An advantage of serverless functions is that they can scale up or down out-of-the-box. For containers, in turn, you need Kubernetes or other tools to orchestrate based on different criteria.

A key benefit of containers is that vendor lock-in is less of a concern. They can usually be deployed neutrally under any cloud vendor with minimum friction. Containers can also come in handy when running applications written in languages that are not available in the current serverless services offering.

Containers can be easily run in most environments, even the developer’s computer. Serverless functions, in turn, are hard to run locally while developing, though some tools to emulate the cloud environment do exist.

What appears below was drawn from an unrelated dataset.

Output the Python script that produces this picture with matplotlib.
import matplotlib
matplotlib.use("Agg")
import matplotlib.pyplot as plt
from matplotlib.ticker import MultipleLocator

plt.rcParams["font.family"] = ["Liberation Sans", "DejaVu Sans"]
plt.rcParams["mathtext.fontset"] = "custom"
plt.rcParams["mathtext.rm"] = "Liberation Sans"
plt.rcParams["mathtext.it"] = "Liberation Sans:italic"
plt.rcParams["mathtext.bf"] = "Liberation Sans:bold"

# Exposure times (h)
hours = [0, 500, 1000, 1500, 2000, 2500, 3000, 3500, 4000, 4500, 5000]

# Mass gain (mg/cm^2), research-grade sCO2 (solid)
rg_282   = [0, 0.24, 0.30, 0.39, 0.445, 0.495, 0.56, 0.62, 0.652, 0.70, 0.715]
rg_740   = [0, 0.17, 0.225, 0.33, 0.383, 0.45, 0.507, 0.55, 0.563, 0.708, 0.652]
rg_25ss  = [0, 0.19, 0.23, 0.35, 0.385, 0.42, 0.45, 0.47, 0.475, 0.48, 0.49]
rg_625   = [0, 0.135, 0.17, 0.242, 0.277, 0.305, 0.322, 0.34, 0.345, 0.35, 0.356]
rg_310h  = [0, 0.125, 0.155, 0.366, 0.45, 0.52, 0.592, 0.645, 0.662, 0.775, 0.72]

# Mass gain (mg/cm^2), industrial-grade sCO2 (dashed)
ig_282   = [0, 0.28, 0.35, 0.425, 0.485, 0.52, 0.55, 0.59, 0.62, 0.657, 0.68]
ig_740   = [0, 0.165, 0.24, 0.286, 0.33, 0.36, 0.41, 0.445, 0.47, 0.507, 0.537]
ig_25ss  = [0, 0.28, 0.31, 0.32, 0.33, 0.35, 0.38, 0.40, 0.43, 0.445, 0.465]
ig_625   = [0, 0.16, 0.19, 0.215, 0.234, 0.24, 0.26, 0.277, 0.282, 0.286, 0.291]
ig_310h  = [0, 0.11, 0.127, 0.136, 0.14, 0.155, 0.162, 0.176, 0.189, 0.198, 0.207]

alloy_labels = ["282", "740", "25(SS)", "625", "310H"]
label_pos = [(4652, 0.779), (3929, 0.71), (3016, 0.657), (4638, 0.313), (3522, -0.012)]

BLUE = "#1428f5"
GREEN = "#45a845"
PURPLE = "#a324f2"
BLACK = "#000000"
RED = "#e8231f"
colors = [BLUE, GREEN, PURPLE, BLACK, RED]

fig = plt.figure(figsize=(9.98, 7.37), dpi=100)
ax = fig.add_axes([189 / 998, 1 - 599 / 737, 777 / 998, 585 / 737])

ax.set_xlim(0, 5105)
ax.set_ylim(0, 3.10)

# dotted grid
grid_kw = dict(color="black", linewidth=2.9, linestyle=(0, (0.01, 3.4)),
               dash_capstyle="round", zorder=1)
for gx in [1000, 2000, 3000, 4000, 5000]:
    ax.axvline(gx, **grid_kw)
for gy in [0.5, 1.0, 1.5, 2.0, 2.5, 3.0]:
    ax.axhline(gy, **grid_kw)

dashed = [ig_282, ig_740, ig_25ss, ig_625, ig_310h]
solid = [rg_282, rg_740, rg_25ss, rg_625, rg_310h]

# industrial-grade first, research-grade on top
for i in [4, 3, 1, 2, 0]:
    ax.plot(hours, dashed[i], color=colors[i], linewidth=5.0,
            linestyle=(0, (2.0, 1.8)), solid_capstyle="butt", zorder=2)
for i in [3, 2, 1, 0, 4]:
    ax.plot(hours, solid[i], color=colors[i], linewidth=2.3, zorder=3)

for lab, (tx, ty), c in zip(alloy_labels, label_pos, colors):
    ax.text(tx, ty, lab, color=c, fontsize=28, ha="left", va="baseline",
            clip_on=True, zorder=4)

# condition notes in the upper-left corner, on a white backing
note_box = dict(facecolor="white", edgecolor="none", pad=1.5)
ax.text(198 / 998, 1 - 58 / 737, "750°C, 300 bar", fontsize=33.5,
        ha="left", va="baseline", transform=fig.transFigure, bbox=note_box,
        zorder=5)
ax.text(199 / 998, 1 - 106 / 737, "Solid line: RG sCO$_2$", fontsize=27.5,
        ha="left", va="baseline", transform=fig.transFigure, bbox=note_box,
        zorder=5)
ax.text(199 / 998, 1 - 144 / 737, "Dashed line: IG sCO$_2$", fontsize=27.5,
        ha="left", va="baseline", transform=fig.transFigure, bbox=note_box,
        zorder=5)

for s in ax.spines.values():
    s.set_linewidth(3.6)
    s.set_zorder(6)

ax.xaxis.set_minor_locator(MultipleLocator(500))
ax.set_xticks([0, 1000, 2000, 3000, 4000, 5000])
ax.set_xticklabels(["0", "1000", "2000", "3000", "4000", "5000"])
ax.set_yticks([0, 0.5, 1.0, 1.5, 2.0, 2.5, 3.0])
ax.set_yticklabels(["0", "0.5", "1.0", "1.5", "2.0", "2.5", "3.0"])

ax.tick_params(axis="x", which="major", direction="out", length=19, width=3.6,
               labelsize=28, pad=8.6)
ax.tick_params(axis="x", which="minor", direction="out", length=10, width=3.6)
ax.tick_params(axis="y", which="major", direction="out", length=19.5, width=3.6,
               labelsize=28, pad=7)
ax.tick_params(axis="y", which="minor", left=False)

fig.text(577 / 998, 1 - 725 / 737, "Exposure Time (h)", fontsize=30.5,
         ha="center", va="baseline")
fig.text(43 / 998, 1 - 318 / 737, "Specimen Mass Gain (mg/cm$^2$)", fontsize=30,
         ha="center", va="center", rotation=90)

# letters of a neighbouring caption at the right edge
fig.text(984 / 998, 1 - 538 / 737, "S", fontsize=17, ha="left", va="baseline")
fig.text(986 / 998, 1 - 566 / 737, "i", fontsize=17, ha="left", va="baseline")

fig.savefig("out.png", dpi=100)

As a rule of thumb, serverless functions are often best for short-lived cloud-native processes. Containers, on the other hand, work best for long-running processes, multiple services that are too tightly coupled to split, or stateful applications with multiple responsibilities or that need to run processing jobs 24/7.

Conclusion

So, serverless… Is it worth it? Absolutely! It has shown that it is a great operational or execution model and it is here to stay. Gone are the days of keeping servers up-to-date, applying security patches, or worrying about how the server will scale under a heavy load.

Keep in mind, though, that these benefits come at a price. There’s a learning curve to go through to use serverless effectively, and the implementation details will depend on the problem we are trying to solve.

Teams must grow by learning from past mistakes and from other teams’ experiences, embrace the challenges of cultivating an async event-driven microservices architecture, and then harvest the benefits of an affordable, flexible, and almost invisible infrastructure that serverless is.